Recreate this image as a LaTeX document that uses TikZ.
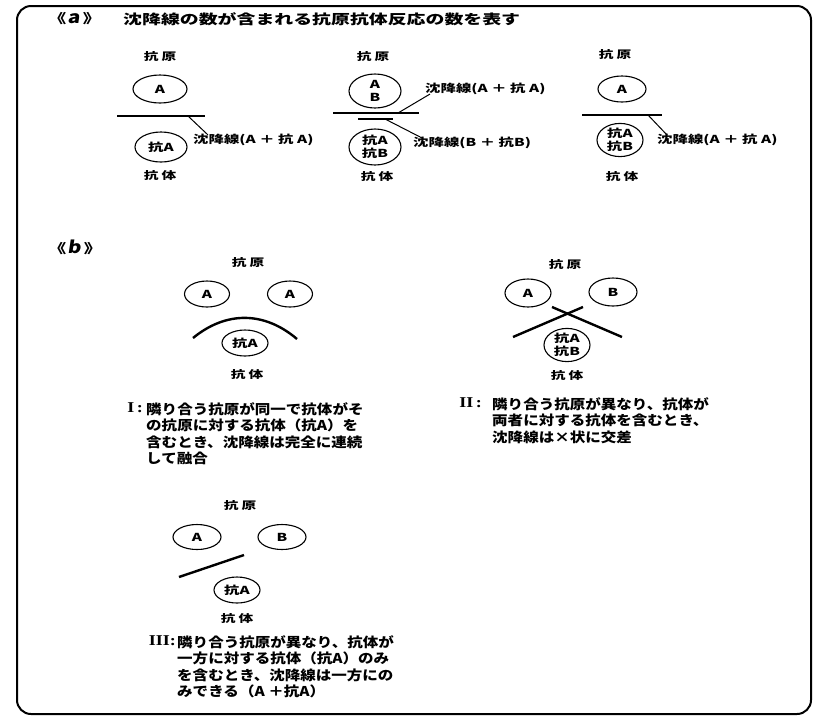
\documentclass[tikz,border=0pt]{standalone}
\usepackage{fontspec}
\setmainfont{Noto Sans CJK JP}
\newfontfamily\jpw{Noto Sans CJK JP}[FakeStretch=1.4]
\newfontfamily\jpc{Noto Sans CJK JP}[FakeStretch=1.15]
\newfontfamily\latw{Noto Sans CJK JP}[FakeStretch=1.2, FakeSlant=0.15]
\newfontfamily\romfont{Liberation Serif}[FakeStretch=1.2]
\usetikzlibrary{shapes.geometric}
\tikzset{
  circ/.style={draw, ellipse, line width=1.1pt, inner sep=0pt, align=center,
    font=\fontsize{11}{13}\jpw\bfseries},
  lab/.style={inner sep=0pt, font=\fontsize{10.5}{13}\jpw\bfseries},
  lbl/.style={inner sep=0pt, font=\fontsize{11}{13}\jpw\bfseries},
  ttl/.style={inner sep=0pt, font=\fontsize{13.5}{15}\jpw\bfseries},
  ttlmark/.style={inner sep=0pt, font=\fontsize{13}{15}\jpw\bfseries},
  captext/.style={inner sep=0pt, align=left, font=\fontsize{13.5}{16.5}\jpc\bfseries},
  numtext/.style={inner sep=0pt, font=\fontsize{15}{16.5}\romfont\bfseries},
  ppt/.style={line width=2.4pt},
  ldr/.style={line width=1pt},
  outerframe/.style={line width=2pt, rounded corners=14pt}
}
\begin{document}
\begin{tikzpicture}[x=1pt,y=-1pt]
\useasboundingbox (0,0) rectangle (821,716);
\fill[white] (0,0) rectangle (821,716);
\draw[outerframe] (17,6) rectangle (811,714);

% title a
\node[ttlmark, anchor=west] (titlea) at (48,19) {《\hspace{1pt}{\fontsize{17}{17}\latw\bfseries a}\hspace{3pt}》};
\node[ttl, anchor=west] (title) at (123,19) {沈降線の数が含まれる抗原抗体反応の数を表す};

% panel a1
\node[lab] (ag1) at (160,57) {抗\hspace{3pt}原};
\node[circ, minimum width=54pt, minimum height=28pt] (c1a) at (160,89) {A};
\coordinate (l1s) at (117,116);
\coordinate (l1e) at (205,116);
\draw[ppt] (l1s) -- (l1e);
\coordinate (p1) at (188,116);
\node[circ, minimum width=52pt, minimum height=30pt] (c1b) at (161,147) {抗A};
\node[lab] (ab1) at (160,175) {抗\hspace{3pt}体};
\node[lbl, anchor=west] (t1) at (193,140) {沈降線(A ＋ 抗 A)};
\draw[ldr] (p1) -- ([xshift=15pt,yshift=-1pt]t1.north west);

% panel a2
\node[lab] (ag2) at (373,57) {抗\hspace{3pt}原};
\node[circ, minimum width=52pt, minimum height=34pt] (c2a) at (375,91) {A\\B};
\coordinate (l2s) at (333,113);
\coordinate (l2e) at (419,113);
\coordinate (m2s) at (358,119);
\coordinate (m2e) at (393,119);
\draw[ppt] (l2s) -- (l2e);
\draw[ppt] (m2s) -- (m2e);
\coordinate (p2a) at (398,113);
\coordinate (p2b) at (385,119);
\node[lbl, anchor=west] (t2a) at (425,89) {沈降線(A ＋ 抗 A)};
\node[lbl, anchor=west] (t2b) at (413,143) {沈降線(B ＋ 抗B)};
\draw[ldr] (p2a) -- ([xshift=5pt,yshift=1pt]t2a.south west);
\draw[ldr] (p2b) -- ([xshift=9pt,yshift=-1pt]t2b.north west);
\node[circ, minimum width=52pt, minimum height=36pt] (c2b) at (375,147) {抗A\\抗B};
\node[lab] (ab2) at (377,176) {抗\hspace{3pt}体};

% panel a3
\node[lab] (ag3) at (615,55) {抗\hspace{3pt}原};
\node[circ, minimum width=48pt, minimum height=26pt] (c3a) at (622,89) {A};
\coordinate (l3s) at (582,115);
\coordinate (l3e) at (662,115);
\draw[ppt] (l3s) -- (l3e);
\coordinate (p3) at (648,115);
\node[lbl, anchor=west] (t3) at (657,140) {沈降線(A ＋ 抗 A)};
\draw[ldr] (p3) -- ([xshift=10pt,yshift=-1pt]t3.north west);
\node[circ, minimum width=46pt, minimum height=31pt] (c3b) at (620,140) {抗A\\抗B};
\node[lab] (ab3) at (622,176) {抗\hspace{3pt}体};

% section b
\node[ttlmark, anchor=west] (titleb) at (48,247) {《\hspace{1pt}{\fontsize{17}{17}\latw\bfseries b}\hspace{3pt}》};

% panel I
\node[lab] (ag4) at (248,263) {抗\hspace{3pt}原};
\node[circ, minimum width=45pt, minimum height=26pt] (c4a) at (207,294) {A};
\node[circ, minimum width=45pt, minimum height=26pt] (c4b) at (290,294) {A};
\coordinate (a4s) at (193,338);
\coordinate (a4e) at (297,339);
\draw[ppt] (a4s) .. controls (226,311) and (264,311) .. (a4e);
\node[circ, minimum width=46pt, minimum height=26pt] (c4c) at (245,343) {抗A};
\node[lab] (ab4) at (247,374) {抗\hspace{3pt}体};
\node[captext, anchor=north west] (cap1) at (146,402) {隣り合う抗原が同一で抗体がそ\\の抗原に対する抗体（抗A）を\\含むとき、沈降線は完全に連続\\して融合};
\node[numtext, anchor=north east] (n1) at ([xshift=-3pt]cap1.north west) {I\,:};

% panel II
\node[lab] (ag5) at (565,265) {抗\hspace{3pt}原};
\node[circ, minimum width=46pt, minimum height=28pt] (c5a) at (528,293) {A};
\node[circ, minimum width=48pt, minimum height=28pt] (c5b) at (613,292) {B};
\coordinate (x1s) at (552,307);
\coordinate (x1e) at (622,337);
\coordinate (x2s) at (583,307);
\coordinate (x2e) at (513,337);
\draw[ppt] (x1s) -- (x1e);
\draw[ppt] (x2s) -- (x2e);
\node[circ, minimum width=46pt, minimum height=30pt] (c5c) at (567,345) {抗A\\抗B};
\node[lab] (ab5) at (567,375) {抗\hspace{3pt}体};
\node[captext, anchor=north west] (cap2) at (492,397) {隣り合う抗原が異なり、抗体が\\両者に対する抗体を含むとき、\\沈降線は×状に交差};
\node[numtext, anchor=north east] (n2) at ([xshift=-10pt]cap2.north west) {II\,:};

% panel III
\node[lab] (ag6) at (240,505) {抗\hspace{3pt}原};
\node[circ, minimum width=48pt, minimum height=25pt] (c6a) at (197,537) {A};
\node[circ, minimum width=48pt, minimum height=25pt] (c6b) at (282,537) {B};
\coordinate (y1s) at (179,577);
\coordinate (y1e) at (244,555);
\draw[ppt] (y1s) -- (y1e);
\node[circ, minimum width=46pt, minimum height=26pt] (c6c) at (237,590) {抗A};
\node[lab] (ab6) at (237,618) {抗\hspace{3pt}体};
\node[captext, anchor=north west] (cap3) at (177,635) {隣り合う抗原が異なり、抗体が\\一方に対する抗体（抗A）のみ\\を含むとき、沈降線は一方にの\\みできる（A ＋抗A）};
\node[numtext, anchor=north east] (n3) at ([xshift=-1pt]cap3.north west) {III:};
\end{tikzpicture}
\end{document}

**Exercise requirements**
Reproduce the material above exactly, first line through the line that contains "anchor=west] (title) at", minus the pictures.

**Expected answer**
Recreate this image as a LaTeX document that uses TikZ.
\documentclass[tikz,border=0pt]{standalone}
\usepackage{fontspec}
\setmainfont{Noto Sans CJK JP}
\newfontfamily\jpw{Noto Sans CJK JP}[FakeStretch=1.4]
\newfontfamily\jpc{Noto Sans CJK JP}[FakeStretch=1.15]
\newfontfamily\latw{Noto Sans CJK JP}[FakeStretch=1.2, FakeSlant=0.15]
\newfontfamily\romfont{Liberation Serif}[FakeStretch=1.2]
\usetikzlibrary{shapes.geometric}
\tikzset{
  circ/.style={draw, ellipse, line width=1.1pt, inner sep=0pt, align=center,
    font=\fontsize{11}{13}\jpw\bfseries},
  lab/.style={inner sep=0pt, font=\fontsize{10.5}{13}\jpw\bfseries},
  lbl/.style={inner sep=0pt, font=\fontsize{11}{13}\jpw\bfseries},
  ttl/.style={inner sep=0pt, font=\fontsize{13.5}{15}\jpw\bfseries},
  ttlmark/.style={inner sep=0pt, font=\fontsize{13}{15}\jpw\bfseries},
  captext/.style={inner sep=0pt, align=left, font=\fontsize{13.5}{16.5}\jpc\bfseries},
  numtext/.style={inner sep=0pt, font=\fontsize{15}{16.5}\romfont\bfseries},
  ppt/.style={line width=2.4pt},
  ldr/.style={line width=1pt},
  outerframe/.style={line width=2pt, rounded corners=14pt}
}
\begin{document}
\begin{tikzpicture}[x=1pt,y=-1pt]
\useasboundingbox (0,0) rectangle (821,716);
\fill[white] (0,0) rectangle (821,716);
\draw[outerframe] (17,6) rectangle (811,714);

% title a
\node[ttlmark, anchor=west] (titlea) at (48,19) {《\hspace{1pt}{\fontsize{17}{17}\latw\bfseries a}\hspace{3pt}》};
\node[ttl, anchor=west] (title) at (123,19) {沈降線の数が含まれる抗原抗体反応の数を表す};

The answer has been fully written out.